◆ What to work on ◆
Carry none of the pictures over; set down the material below exactly.
-- Begin --
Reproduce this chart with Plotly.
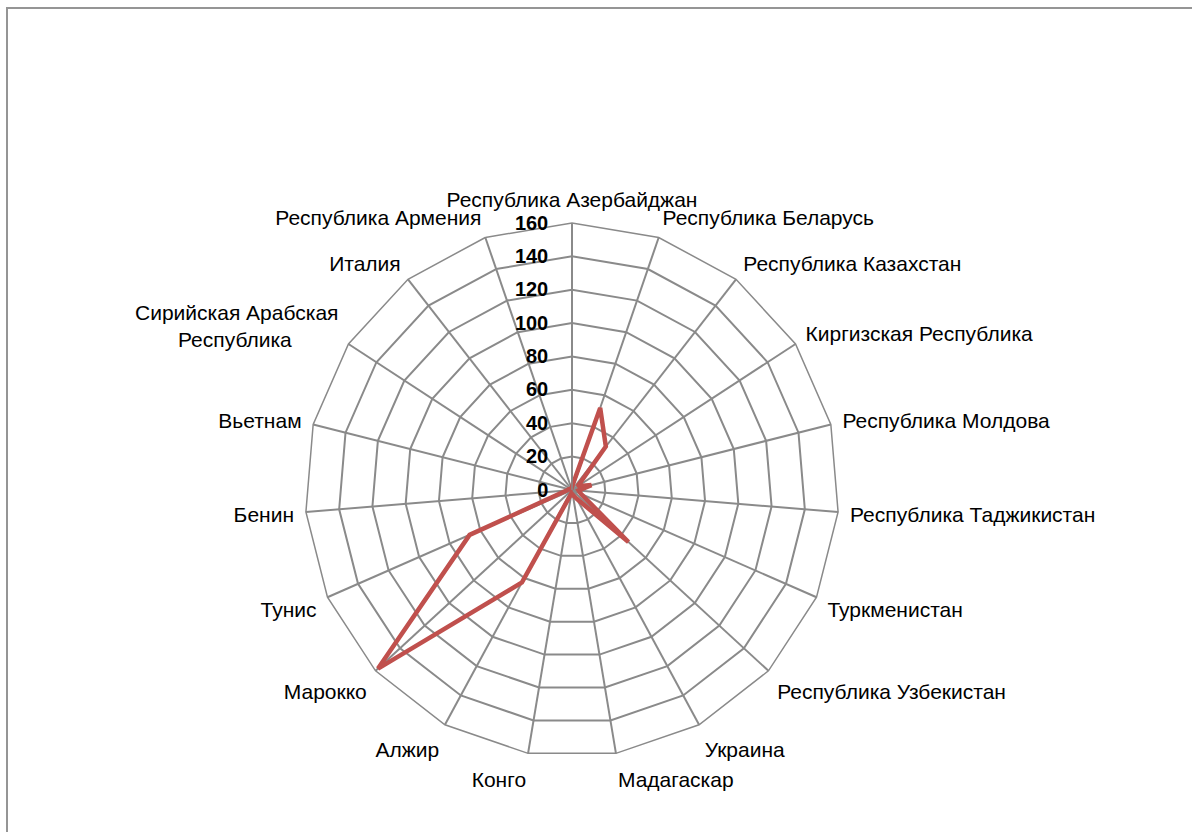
import plotly.graph_objects as go

NB = "\u00a0"
categories = [
    "Республика Азербайджан", "Республика Беларусь", "Республика Казахстан",
    "Киргизская Республика", "Республика Молдова", "Республика Таджикистан",
    "Туркменистан", "Республика Узбекистан", "Украина", "Мадагаскар",
    "Конго", "Алжир", "Марокко", "Тунис", "Бенин", "Вьетнам",
    "Сирийская Арабская<br>Республика" + NB * 8, "Италия", "Республика Армения",
]
values = [2, 52, 33, 4, 12, 4, 6, 46, 6, 3, 2, 63, 158, 67, 3, 2, 1, 1, 1]
radial_ticks = [0, 20, 40, 60, 80, 100, 120, 140, 160]

W, H = 1192, 832
cx, cy, R = 572, 490, 267

fig = go.Figure()
fig.add_trace(go.Scatterpolar(
    r=values + values[:1],
    theta=categories + categories[:1],
    mode="lines",
    line=dict(color="#C0504D", width=4.5),
    showlegend=False,
))

fig.update_layout(
    width=W, height=H,
    margin=dict(l=0, r=0, t=0, b=0),
    paper_bgcolor="white",
    font=dict(family="Liberation Sans, Arial, sans-serif", size=21, color="black"),
    polar=dict(
        domain=dict(x=[(cx - R) / W, (cx + R) / W], y=[(H - cy - R) / H, (H - cy + R) / H]),
        bgcolor="white",
        gridshape="linear",
        angularaxis=dict(
            rotation=90, direction="clockwise",
            showgrid=True, gridcolor="#8a8a8a", gridwidth=1.5,
            showline=True, linecolor="#8a8a8a", linewidth=1.5,
            ticks="outside", ticklen=7, tickcolor="rgba(0,0,0,0)",
            tickfont=dict(size=21, color="black"),
        ),
        radialaxis=dict(
            range=[0, 160], tickvals=radial_ticks, ticktext=[str(v) for v in radial_ticks],
            angle=90, side="counterclockwise",
            showgrid=True, gridcolor="#8a8a8a", gridwidth=1.5,
            showline=True, linecolor="#8a8a8a", linewidth=1.5,
            ticks="outside", ticklen=16, tickcolor="rgba(0,0,0,0)",
            tickfont=dict(size=20, color="black", weight="bold"),
            tickangle=90,
        ),
    ),
    shapes=[dict(
        type="rect", xref="paper", yref="paper",
        x0=7 / W, x1=1.02, y0=-0.02, y1=1 - 8 / H,
        line=dict(color="#959595", width=2),
    )],
)

fig.write_html(
    "out.html",
    config={"displayModeBar": False},
    post_script="document.body.style.margin='0';document.body.style.overflow='hidden';",
)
-- End --
◆ Output for this task ◆
Reproduce this chart with Plotly.
import plotly.graph_objects as go

NB = "\u00a0"
categories = [
    "Республика Азербайджан", "Республика Беларусь", "Республика Казахстан",
    "Киргизская Республика", "Республика Молдова", "Республика Таджикистан",
    "Туркменистан", "Республика Узбекистан", "Украина", "Мадагаскар",
    "Конго", "Алжир", "Марокко", "Тунис", "Бенин", "Вьетнам",
    "Сирийская Арабская<br>Республика" + NB * 8, "Италия", "Республика Армения",
]
values = [2, 52, 33, 4, 12, 4, 6, 46, 6, 3, 2, 63, 158, 67, 3, 2, 1, 1, 1]
radial_ticks = [0, 20, 40, 60, 80, 100, 120, 140, 160]

W, H = 1192, 832
cx, cy, R = 572, 490, 267

fig = go.Figure()
fig.add_trace(go.Scatterpolar(
    r=values + values[:1],
    theta=categories + categories[:1],
    mode="lines",
    line=dict(color="#C0504D", width=4.5),
    showlegend=False,
))

fig.update_layout(
    width=W, height=H,
    margin=dict(l=0, r=0, t=0, b=0),
    paper_bgcolor="white",
    font=dict(family="Liberation Sans, Arial, sans-serif", size=21, color="black"),
    polar=dict(
        domain=dict(x=[(cx - R) / W, (cx + R) / W], y=[(H - cy - R) / H, (H - cy + R) / H]),
        bgcolor="white",
        gridshape="linear",
        angularaxis=dict(
            rotation=90, direction="clockwise",
            showgrid=True, gridcolor="#8a8a8a", gridwidth=1.5,
            showline=True, linecolor="#8a8a8a", linewidth=1.5,
            ticks="outside", ticklen=7, tickcolor="rgba(0,0,0,0)",
            tickfont=dict(size=21, color="black"),
        ),
        radialaxis=dict(
            range=[0, 160], tickvals=radial_ticks, ticktext=[str(v) for v in radial_ticks],
            angle=90, side="counterclockwise",
            showgrid=True, gridcolor="#8a8a8a", gridwidth=1.5,
            showline=True, linecolor="#8a8a8a", linewidth=1.5,
            ticks="outside", ticklen=16, tickcolor="rgba(0,0,0,0)",
            tickfont=dict(size=20, color="black", weight="bold"),
            tickangle=90,
        ),
    ),
    shapes=[dict(
        type="rect", xref="paper", yref="paper",
        x0=7 / W, x1=1.02, y0=-0.02, y1=1 - 8 / H,
        line=dict(color="#959595", width=2),
    )],
)

fig.write_html(
    "out.html",
    config={"displayModeBar": False},
    post_script="document.body.style.margin='0';document.body.style.overflow='hidden';",
)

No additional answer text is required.